Martin Scorsese’s new film Hugo relies heavily on the talents of 14-year-old British actor Asa Butterfield who, as the title character, appears in virtually every scene.
But for Butterfield, who began acting seven years ago, there was never a moment when he thought he might not be able to pull it off. “You can’t afford to think that way when you’re acting,” he says.
Hugo is an orphan who lives within the walls of a Paris train station in the 1930s tending to the clocks. He’s frequently chased by a stern station inspector played by Sacha Baron Cohen.

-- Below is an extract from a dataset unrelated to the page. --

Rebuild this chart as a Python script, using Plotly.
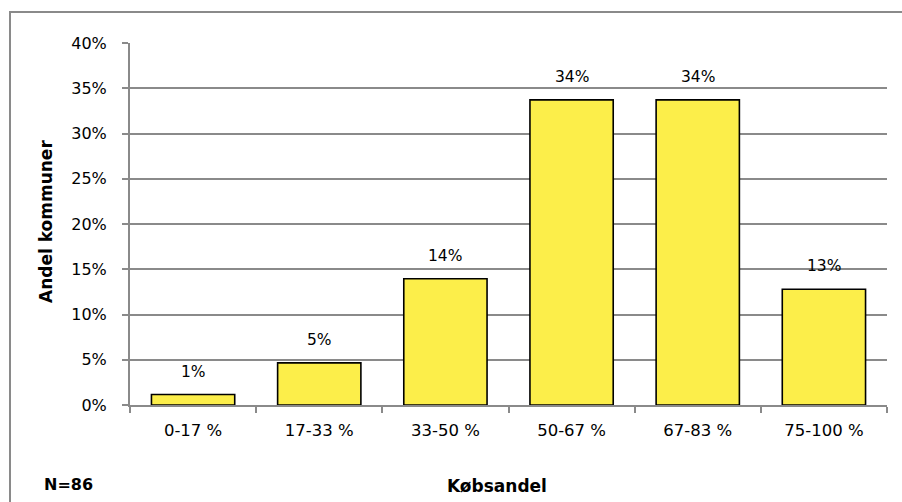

Butterfield worked, both physically and intellectually, to make sure he was up to the challenge: “I did lots of preparation — jumping over things — and I was taught how to take apart watches, put them back together. I watched lots of old films to really get into the mindset of the 1930s and what it was like in those times.”
Scorsese is best known for his classic crime dramas, so doing a children’s movie was a move into very new territory. It’s also his first film in 3D. He revealed that part of the reason why the story had appeal was that it was told from a child’s point of view. That resonated with him because of his involvement with his young daughter and her friends and observing how they see reality. Scorsese is fascinated by the way children view what’s around them: “Their way of seeing the world and questions and statements and fears and dislikes… colors, food. Everything makes you rethink being alive.”
Butterfield found that Scorsese didn’t keep a tight rein on him – or his 14-year-old American co-star Chloe Moretz. “He let the actors come up with their own ideas to bring to the performance. Plus me and Chloe were the only kids in the film. We could sort of show what a child would truthfully react in certain situations, rather than an adult’s thinking how a child would react,” say Butterfield.
Hugo has been getting some strong reviews, but commercially it may be a tough challenge to keep box office buoyant. Although it’s being pitched as a family film much of the story will be above the heads of children, but even if it is there is more than enough magical 3D to keep them happy. Some critics think the film makes one of the most effective uses of the 3D format to date.